Thursday, October 9, 2014

Luginbuehl and Ganea's "Patent Law in Greater China"

IPKat recently profiled, and the University of Minnesota's Law Library just acquired a copy of, a new book published by Edward Elgar titled Patent Law in Greater China (Stefan Luginbuehl & Peter Ganea, eds.).  As the title suggests, the book discusses patent law not only in the PRC but also in Taiwan, Hong Kong, and Macau. Among the contributors of individual chapters are some of the lawyers and academics whose commentary I found useful in writing my own book, including Professors Luginbuehl and Ganea, Cao Jingjing, Douglas Clark, and Thomas Pattloch.

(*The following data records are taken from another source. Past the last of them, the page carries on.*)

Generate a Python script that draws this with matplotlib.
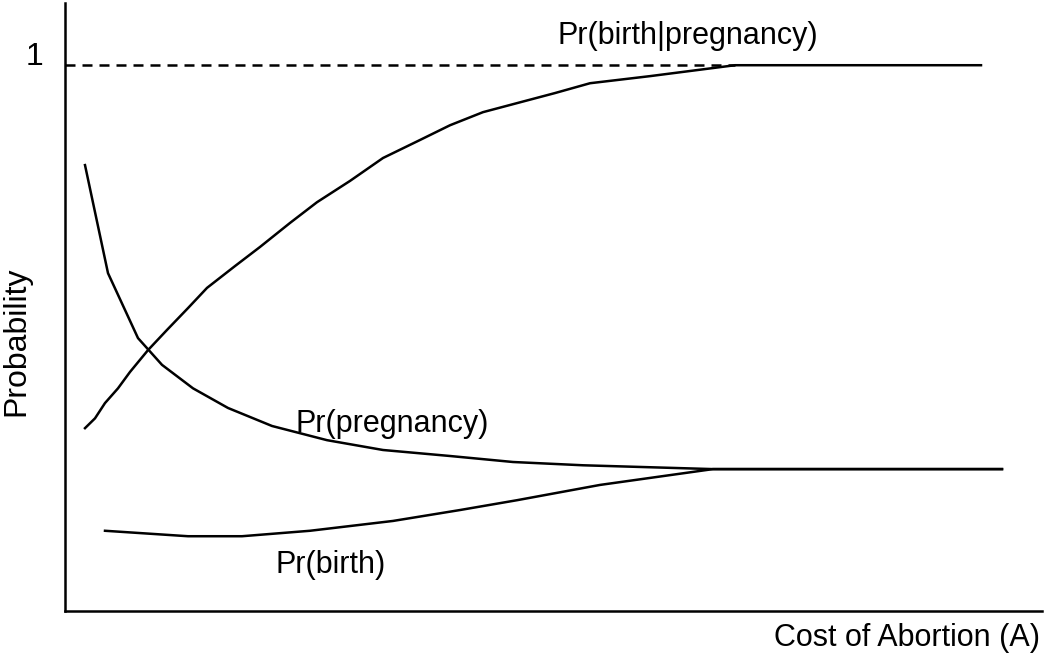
import matplotlib.pyplot as plt

plt.rcParams['font.family'] = ['Liberation Sans', 'DejaVu Sans']

# values (cost in arbitrary units, probability 0..1)
cond_cost = [0.20, 0.30, 0.40, 0.53, 0.65, 0.83, 1.02, 1.23, 1.42, 1.70, 1.95, 2.25,
             2.52, 2.85, 3.18, 3.55, 3.85, 4.18, 4.55, 4.90, 5.25, 5.85, 6.70, 9.16]
cond_prob = [0.335, 0.353, 0.381, 0.408, 0.438, 0.478, 0.515, 0.555, 0.592, 0.632, 0.667, 0.711,
             0.749, 0.788, 0.830, 0.863, 0.890, 0.914, 0.932, 0.949, 0.967, 0.980, 1.0, 1.0]

preg_cost = [0.20, 0.43, 0.73, 0.97, 1.28, 1.63, 2.07, 2.62, 3.18, 3.85, 4.48, 5.18, 6.48, 9.37]
preg_prob = [0.817, 0.619, 0.500, 0.451, 0.408, 0.372, 0.339, 0.313, 0.295, 0.284, 0.273,
             0.267, 0.260, 0.260]

birth_cost = [0.40, 1.23, 1.77, 2.45, 3.28, 3.95, 4.52, 5.35, 6.48, 9.37]
birth_prob = [0.147, 0.137, 0.137, 0.147, 0.165, 0.185, 0.203, 0.231, 0.260, 0.260]

dash_cost = [0.0, 6.70]
dash_prob = [1.0, 1.0]

fig = plt.figure(figsize=(10.47, 6.6), dpi=100)
ax = fig.add_axes([65 / 1047, 49 / 660, 977 / 1047, 608 / 660])

lw = 1.8
ax.plot(dash_cost, dash_prob, color='black', lw=lw, linestyle=(0, (4.0, 2.8)))
ax.plot(cond_cost, cond_prob, color='black', lw=lw)
ax.plot(preg_cost, preg_prob, color='black', lw=lw)
ax.plot(birth_cost, birth_prob, color='black', lw=lw)

ax.set_xlim(0, 9.77)
ax.set_ylim(0, 1.114)
ax.set_xticks([])
ax.set_yticks([])
for s in ['top', 'right']:
    ax.spines[s].set_visible(False)
for s in ['left', 'bottom']:
    ax.spines[s].set_linewidth(lw)

ax.text(4.92, 1.038, 'Pr(birth|pregnancy)', fontsize=22, va='baseline')
ax.text(2.30, 0.328, 'Pr(pregnancy)', fontsize=22, va='baseline')
ax.text(2.10, 0.070, 'Pr(birth)', fontsize=22, va='baseline')
ax.text(-0.22, 1.0, '1', fontsize=23, ha='right', va='baseline', clip_on=False)

fig.text(16 / 1047, 1 - 341 / 660, 'Probability', fontsize=23, rotation=90,
         ha='center', va='center')
fig.text(1040 / 1047, 1 - 638 / 660, 'Cost of Abortion (A)', fontsize=22,
         ha='right', va='center')

fig.savefig('out.png', dpi=100)
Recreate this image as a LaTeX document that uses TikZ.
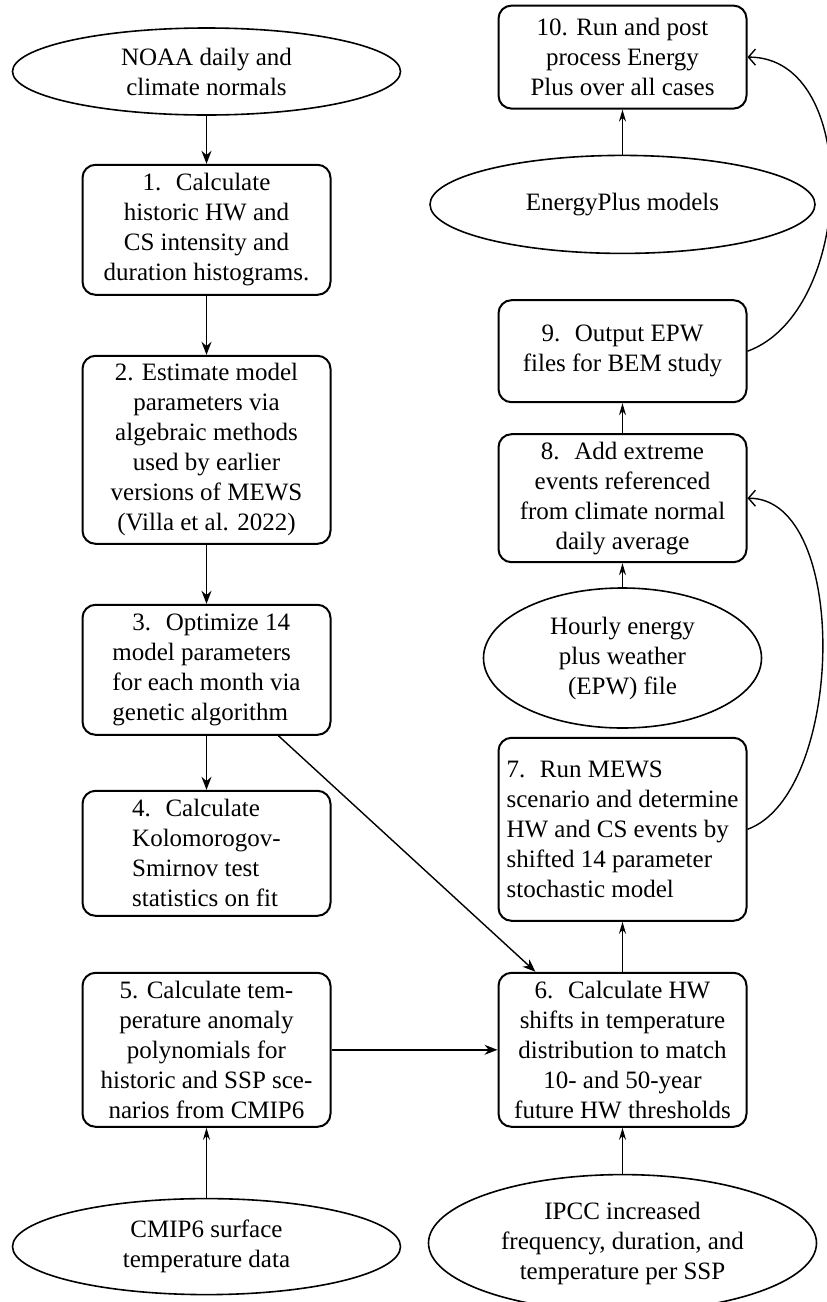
\documentclass[tikz,border=0pt]{standalone}
\usepackage{fontspec}
\setmainfont{Liberation Serif}
\usepackage{tikz}
\usetikzlibrary{positioning,shapes.geometric,arrows.meta}

\tikzset{
  proc/.style={draw, rounded corners=6.5pt, line width=1pt, minimum width=124pt,
    inner sep=1.5pt, font=\rmfamily\fontsize{12.5}{15}\selectfont, align=center},
  data/.style={draw, ellipse, line width=0.8pt, inner sep=0pt,
    font=\rmfamily\fontsize{12.5}{15}\selectfont, align=center},
  flow/.style={line width=0.7pt, -{Stealth[length=6.5pt,width=5pt]}},
  feed/.style={line width=0.7pt, -{Stealth[length=6pt,width=3.5pt]}},
  fback/.style={line width=0.7pt, -{Straight Barb[length=3.5pt,width=8pt]}},
}

\begin{document}
\begin{tikzpicture}
  \useasboundingbox (0,0) rectangle (413pt,-651pt);
  % Define nodes
  \node[data, minimum width=194pt, minimum height=43.5pt] (noaa) at (103.25pt,-35.75pt) {NOAA daily and\\climate normals};
  \node[proc, below=24pt of noaa, minimum height=65pt] (s1) {1.~ Calculate\\historic HW and\\CS intensity and\\duration histograms.};
  \node[proc, below=29.5pt of s1, minimum height=94pt] (s2) {2. Estimate model\\parameters via\\algebraic methods\\used by earlier\\versions of MEWS\\(Villa et al. 2022)};
  \node[proc, below=29.5pt of s2, minimum height=65pt, align=left] (s3) {\hspace*{10pt}3.~ Optimize 14\\model parameters\\for each month via\\genetic algorithm};
  \node[proc, below=27pt of s3, minimum height=62.5pt, align=left] (s4) {4.~ Calculate\\Kolomorogov-\\Smirnov test\\statistics on fit};
  \node[proc, below=27.5pt of s4, minimum height=77pt] (s5) {5. Calculate tem-\\perature anomaly\\polynomials for\\historic and SSP sce-\\narios from CMIP6};
  \node[data, below=35pt of s5, minimum width=194pt, minimum height=48pt] (cmip) {CMIP6 surface\\temperature data};
  \node[proc, right=83pt of s5, minimum height=77pt] (s6) {6.~ Calculate HW\\shifts in temperature\\distribution to match\\10- and 50-year\\future HW thresholds};
  \node[data, below=23pt of s6, minimum width=194pt, minimum height=68.5pt] (ipcc) {IPCC increased\\frequency, duration, and\\temperature per SSP};
  \node[proc, above=25pt of s6, minimum height=91.5pt, align=left] (s7) {7.~ Run MEWS\\scenario and determine\\HW and CS events by\\shifted 14 parameter\\stochastic model};
  \node[data, above=4pt of s7, minimum width=139pt, minimum height=70pt] (hrly) {Hourly energy\\plus weather\\(EPW) file};
  \node[proc, above=12pt of hrly, minimum height=64pt] (s8) {8.~ Add extreme\\events referenced\\from climate normal\\daily average};
  \node[proc, above=15pt of s8, minimum height=51pt] (s9) {9.~ Output EPW\\files for BEM study};
  \node[data, above=22.5pt of s9, minimum width=192.5pt, minimum height=49pt] (epm) {EnergyPlus models};
  \node[proc, above=22.5pt of epm, minimum height=51.5pt] (s10) {10. Run and post\\process Energy\\Plus over all cases};

  % Connect the nodes
  \draw[flow] (noaa) -- (s1);
  \draw[flow] (s1) -- (s2);
  \draw[flow] (s2) -- (s3);
  \draw[flow] (s3) -- (s4);
  \draw[flow] ([xshift=36pt]s3.south) -- ([xshift=-43.5pt]s6.north);
  \draw[flow] (s5) -- (s6);
  \draw[feed] (cmip) -- (s5);
  \draw[feed] (ipcc) -- (s6);
  \draw[feed] (s6) -- (s7);
  \draw[feed] (hrly) -- (s8);
  \draw[feed] (s8) -- (s9);
  \draw[feed] (epm) -- (s10);

  % Feedback loops
  \draw[fback] (s7.east) to[out=20, in=0, looseness=0.8] (s8.east);
  \draw[fback] (s9.east) to[out=20, in=0] (s10.east);
\end{tikzpicture}
\end{document}
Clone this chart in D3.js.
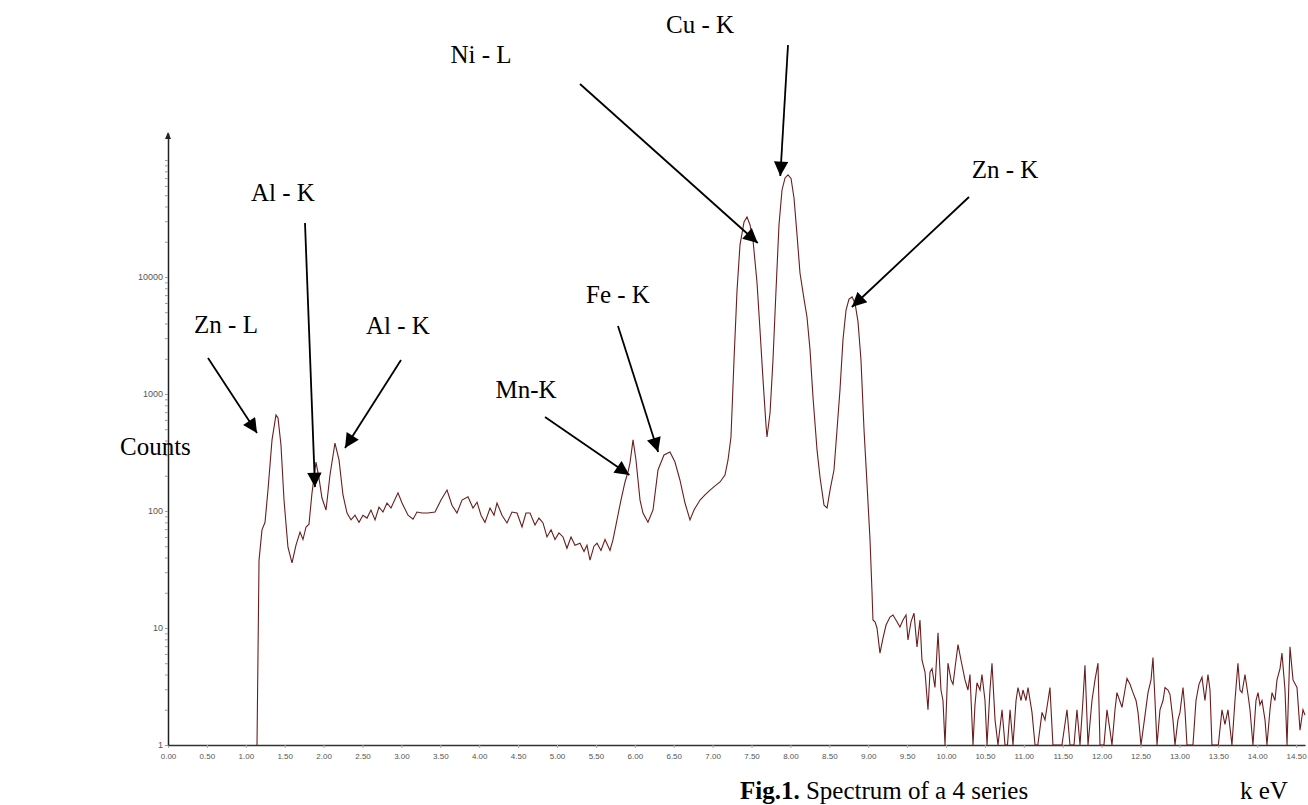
<!DOCTYPE html>
<html>
<head>
<meta charset="utf-8">
<script src="https://cdn.jsdelivr.net/npm/d3@7"></script>
<style>
  body { margin: 0; background: #fff; }
  .tick text { fill: #555; font-family: "Liberation Sans", Arial, sans-serif; font-size: 8px; }
  .anno { font-family: "Liberation Serif", "Times New Roman", serif; font-size: 25px; fill: #000; }
</style>
</head>
<body>
<div id="chart"></div>
<script>
// EDS spectrum: [energy keV, counts]
var spectrum = [
  [1.144,1],[1.170,38],[1.208,69],[1.247,80],[1.285,151],[1.337,405],[1.388,662],[1.414,624],
  [1.452,366],[1.491,124],[1.542,49],[1.594,36],[1.645,51],[1.697,66],[1.735,57],[1.774,73],
  [1.812,77],[1.851,143],[1.902,262],[1.941,191],[1.979,129],[2.031,102],[2.082,203],[2.146,381],
  [2.198,273],[2.249,137],[2.301,96],[2.352,84],[2.403,92],[2.455,80],[2.506,92],[2.558,87],
  [2.609,102],[2.661,84],[2.712,108],[2.763,98],[2.815,117],[2.866,106],[2.956,143],[3.008,117],
  [3.085,92],[3.149,85],[3.200,98],[3.265,96],[3.342,96],[3.432,98],[3.509,124],[3.586,151],
  [3.650,112],[3.714,96],[3.779,124],[3.856,132],[3.920,106],[3.972,119],[4.023,92],[4.074,80],
  [4.139,106],[4.190,92],[4.229,117],[4.293,92],[4.357,79],[4.421,98],[4.486,96],[4.550,73],
  [4.601,96],[4.653,96],[4.717,76],[4.768,87],[4.820,79],[4.871,60],[4.923,69],[4.974,57],
  [5.025,65],[5.077,60],[5.128,48],[5.180,60],[5.231,51],[5.295,53],[5.347,45],[5.385,51],
  [5.424,38],[5.475,50],[5.514,53],[5.565,46],[5.617,57],[5.681,46],[5.720,57],[5.771,84],
  [5.822,124],[5.874,177],[5.912,215],[5.938,257],[5.977,405],[6.015,273],[6.067,124],[6.105,96],
  [6.169,80],[6.234,102],[6.298,224],[6.375,301],[6.452,319],[6.516,262],[6.580,184],[6.645,117],
  [6.709,84],[6.761,102],[6.838,124],[6.902,137],[6.967,151],[7.031,164],[7.095,177],[7.159,203],
  [7.198,273],[7.236,429],[7.275,1950],[7.314,7740],[7.352,18800],[7.404,29500],[7.442,32600],[7.481,27800],
  [7.519,20700],[7.571,8890],[7.609,3520],[7.648,1320],[7.686,543],[7.699,429],[7.738,688],[7.776,1950],
  [7.815,7740],[7.853,27800],[7.892,55400],[7.931,70200],[7.969,74500],[8.008,69600],[8.046,47300],[8.085,22900],
  [8.123,10800],[8.175,6460],[8.213,4550],[8.252,2380],[8.290,942],[8.342,333],[8.380,195],[8.432,112],
  [8.471,106],[8.509,151],[8.560,224],[8.599,494],[8.637,1080],[8.676,2930],[8.715,5220],[8.753,6460],
  [8.792,6750],[8.830,6000],[8.869,4130],[8.907,1950],[8.946,494],[8.984,173],[9.023,57],[9.048,21],
  [9.061,11.7],[9.087,11.3],[9.113,10],[9.151,6.1],[9.190,8.2],[9.229,10.6],[9.280,12.4],[9.318,12.9],
  [9.370,11.3],[9.408,10.2],[9.447,11.7],[9.486,12.9],[9.511,7.9],[9.550,11.3],[9.588,13.4],[9.627,6.9],
  [9.665,11.7],[9.691,5.3],[9.730,4.2],[9.768,2.0],[9.794,4.2],[9.820,4.5],[9.858,3.1],[9.897,9.1],
  [9.935,2.95],[9.961,2.4],[9.987,1],[10.025,5.0],[10.064,3.6],[10.090,3.3],[10.128,5.3],[10.154,7.2],
  [10.193,5.3],[10.244,3.6],[10.282,2.95],[10.308,4.0],[10.347,1],[10.372,2.2],[10.398,3.4],[10.437,2.95],
  [10.462,4.0],[10.501,2.4],[10.527,1],[10.565,2.95],[10.591,5.0],[10.630,1.64],[10.668,1],[10.720,2.0],
  [10.758,1],[10.790,1],[10.823,2.0],[10.861,1],[10.900,2.4],[10.925,3.1],[10.964,2.4],[10.989,2.95],
  [11.028,2.4],[11.054,3.1],[11.105,1.9],[11.144,1],[11.180,1],[11.234,1.9],[11.272,1.64],[11.311,2.4],
  [11.336,3.1],[11.374,1],[11.490,1],[11.555,2.0],[11.593,1],[11.645,1],[11.683,2.0],[11.722,1],
  [11.760,2.4],[11.786,4.8],[11.825,1],[11.876,2.4],[11.915,3.6],[11.953,5.0],[11.979,1],[12.030,1],
  [12.069,2.0],[12.107,1.34],[12.133,1],[12.172,2.0],[12.197,2.8],[12.262,2.1],[12.300,2.95],[12.326,3.7],
  [12.365,3.3],[12.403,2.8],[12.442,2.4],[12.468,1.9],[12.506,1],[12.558,1.8],[12.596,2.8],[12.635,3.6],
  [12.660,5.6],[12.686,2.4],[12.712,1],[12.750,2.0],[12.789,2.4],[12.815,3.1],[12.853,2.95],[12.879,2.7],
  [12.917,1.64],[12.943,1],[12.981,1.64],[13.007,1.9],[13.046,3.1],[13.071,2.0],[13.097,1],[13.174,1],
  [13.213,2.4],[13.251,3.3],[13.290,3.8],[13.328,2.4],[13.367,4.0],[13.393,2.95],[13.418,1],[13.500,1],
  [13.547,2.0],[13.585,1.5],[13.624,2.0],[13.675,1],[13.714,2.4],[13.752,5.0],[13.778,2.95],[13.804,2.8],
  [13.843,4.0],[13.881,2.7],[13.907,2.0],[13.945,1],[13.984,2.4],[14.010,2.8],[14.035,2.2],[14.061,2.4],
  [14.100,1.64],[14.125,1],[14.164,2.0],[14.190,2.8],[14.228,2.4],[14.254,3.6],[14.293,4.5],[14.318,6.1],
  [14.357,2.95],[14.383,1],[14.421,6.9],[14.460,3.6],[14.511,3.1],[14.550,1.34],[14.588,2.0],[14.614,1.8]
];

var xTickValues = [0,0.5,1,1.5,2,2.5,3,3.5,4,4.5,5,5.5,6,6.5,7,7.5,8,8.5,9,9.5,10,10.5,11,11.5,12,12.5,13,13.5,14,14.5];
var yTickValues = [1,10,100,1000,10000];

// peak labels: text, tip of the arrow in data units (keV, counts)
var peakLabels = ["Zn - L","Al - K","Al - K","Mn-K","Fe - K","Ni - L","Cu - K","Zn - K"];
var peakTipKeV = [1.144,1.889,2.275,5.93,6.30,7.58,7.87,8.79];
var peakTipCounts = [464,160,345,203,319,19500,73000,5540];
// label placement on the page (text centre x, baseline y, arrow tail x, y)
var labelPos = [
  [226,333,208,358],[283,201,305,223],[398,334,401,360],[526,398,545,417],
  [618,303,618,326],[481,63,580,84],[700,33,788,45],[1005,178,969,197]
];

var svgWidth = 1308, svgHeight = 805;
var margin = {top: 133, left: 168, right: 3, bottom: 60};
var plotBottom = 745;

var svg = d3.select("#chart").append("svg")
  .attr("width", svgWidth)
  .attr("height", svgHeight);

var x = d3.scaleLinear().domain([0, 14.614]).range([margin.left, svgWidth - margin.right]);
var y = d3.scaleLog().domain([1, 170000]).range([plotBottom, margin.top]);

// x axis
var xAxis = d3.axisBottom(x)
  .tickValues(xTickValues)
  .tickFormat(d3.format(".2f"))
  .tickSize(3)
  .tickSizeOuter(0);
var gx = svg.append("g").attr("transform", `translate(0, ${plotBottom})`).call(xAxis);
gx.select(".domain").attr("stroke", "#333").attr("stroke-width", 1.5);
gx.selectAll(".tick line").attr("stroke", "#aaa");
gx.selectAll(".tick text").attr("dy", "0.95em");

// y axis with minor ticks
var yAll = [];
for (var k = 0; k <= 5; k++) {
  for (var m = 1; m <= 9; m++) {
    var v = m * Math.pow(10, k);
    if (v <= 170000) yAll.push(v);
  }
}
var yAxis = d3.axisLeft(y)
  .tickValues(yAll)
  .tickFormat(d => yTickValues.indexOf(d) >= 0 ? d : "")
  .tickSize(3)
  .tickSizeOuter(0);
var gy = svg.append("g").attr("transform", `translate(${margin.left}, 0)`).call(yAxis);
gy.select(".domain").attr("stroke", "#222").attr("stroke-width", 1.5);
gy.selectAll(".tick line").attr("stroke", "#999");
gy.selectAll(".tick text").attr("x", -5).style("font-size", "9px");

// arrow at the top of the y axis
svg.append("path")
  .attr("d", `M${margin.left - 3},${margin.top + 6} L${margin.left},${margin.top - 1} L${margin.left + 3},${margin.top + 6} Z`)
  .attr("fill", "#222");

// spectrum line
var line = d3.line()
  .x(d => x(d[0]))
  .y(d => y(Math.max(1, d[1])));

svg.append("path")
  .datum(spectrum)
  .attr("fill", "none")
  .attr("stroke", "#6b1d1d")
  .attr("stroke-width", 1.1)
  .attr("d", line);

// arrows
var defs = svg.append("defs");
defs.append("marker")
  .attr("id", "head")
  .attr("viewBox", "0 0 10 10")
  .attr("refX", 10).attr("refY", 5)
  .attr("markerWidth", 9).attr("markerHeight", 8)
  .attr("markerUnits", "strokeWidth")
  .attr("orient", "auto")
  .append("path")
  .attr("d", "M0,0 L10,5 L0,10 Z")
  .attr("fill", "#000");

peakLabels.forEach(function(txt, i) {
  var p = labelPos[i];
  svg.append("line")
    .attr("x1", p[2]).attr("y1", p[3])
    .attr("x2", x(peakTipKeV[i])).attr("y2", y(peakTipCounts[i]))
    .attr("stroke", "#000")
    .attr("stroke-width", 1.8)
    .attr("marker-end", "url(#head)");
  svg.append("text")
    .attr("class", "anno")
    .attr("x", p[0]).attr("y", p[1])
    .attr("text-anchor", "middle")
    .text(txt);
});

// axis titles and caption
svg.append("text").attr("class", "anno")
  .attr("x", 120).attr("y", 455)
  .text("Counts");

svg.append("text").attr("class", "anno")
  .attr("x", 1240).attr("y", 799)
  .text("k eV");

var cap = svg.append("text").attr("class", "anno")
  .attr("x", 740).attr("y", 799);
cap.append("tspan").attr("font-weight", "bold").text("Fig.1.");
cap.append("tspan").text(" Spectrum of a 4 series");
</script>
</body>
</html>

Readers of this blog may find of particular interest chapter 13 ("Patent Infringement Procedures and Remedies," by Olive Pfaffenzeller) and chapter 18 ("Standard-Essential Patents and Injunctive Relief"), by Cui Guobin).  Chapter 13 includes a section on remedies that provides a good overview of Chinese law relating to injunctions and damages in patent cases, and a separate section on interim measures that provides an overview of the law of preliminary injunctions (all of which topics I also discuss in my book at pp. 346-60 and/or on this blog, see here and here).  (In addition, chapter 14 of Patent Law in Greater China, titled "The Interplay Between Infringement and Invalidity Proceedings" by Nils Heide, briefly discusses the interplay between invalidity proceedings and preliminary injunctions, at pp. 268-69.)  Chapter 13 also includes a section on customs protection (a topic I only mention in passing in my book, at p. 353 & n.86), and on "measures for the protection of patent rights during exhibitions" (a topic I do not discuss).  Yet another section, titled "Future Prospects," discusses some measures that are under consideration for inclusion into the Fourth Amendment to the Chinese Patent Act.  As Mr. Pfaffenzeller notes, a planned amendment to article 61 of the Chinese Patent Act would make it easier for patent plaintiffs to obtain the necessary information from the defendant to support a claim for lost profits damages, and a possible amendment to article 65 would allow courts to award treble damages for willful infringement (see also my blog posts on this topic here and here, and this one noting that a similar measure has recently been re-adopted into the patent law of Taiwan.)    

Chapter 18 provides an overview of SSOs and FRAND commitments generally, and then devotes attention to the question of whether under Chinese contract law a FRAND commitment constitutes an offer to license or a third-party beneficiary contract.  Mr. Cui argues that, contrary to the view expressed in a Chinese law review article by the judges who heard the Huawei v. InterDigital case, a FRAND commitment can constitute an offer, even though the price remains to be determined (pp. 347-49).  Mr. Cui notes the various possible interpretations of Chinese contract law regarding third-party beneficiaries but believes that a court could interpret the FRAND commitment as such a contract as well (pp. 349-52).  Under either interpretation, a court could refuse an SEP owner's request for an injunction (p.359).  Mr. Cui also argues that a Chinese court might apply the Chinese law of patent remedies to deny an SEP owner an injunction (pp. 354-55).  Finally, the chapter discusses the possibility of denying an injunction under the Antimonopoly Law, and includes a brief discussion of the Huawei case (pp. 356-58).  (For previous discussion of that case on this blog, see here, here, and here.)   A brief appendix to the chapter is titled "Comments from a European Perspective" and is authored by Heinz Goddar, Jan Bernd Nordemann and Christian Czychowski.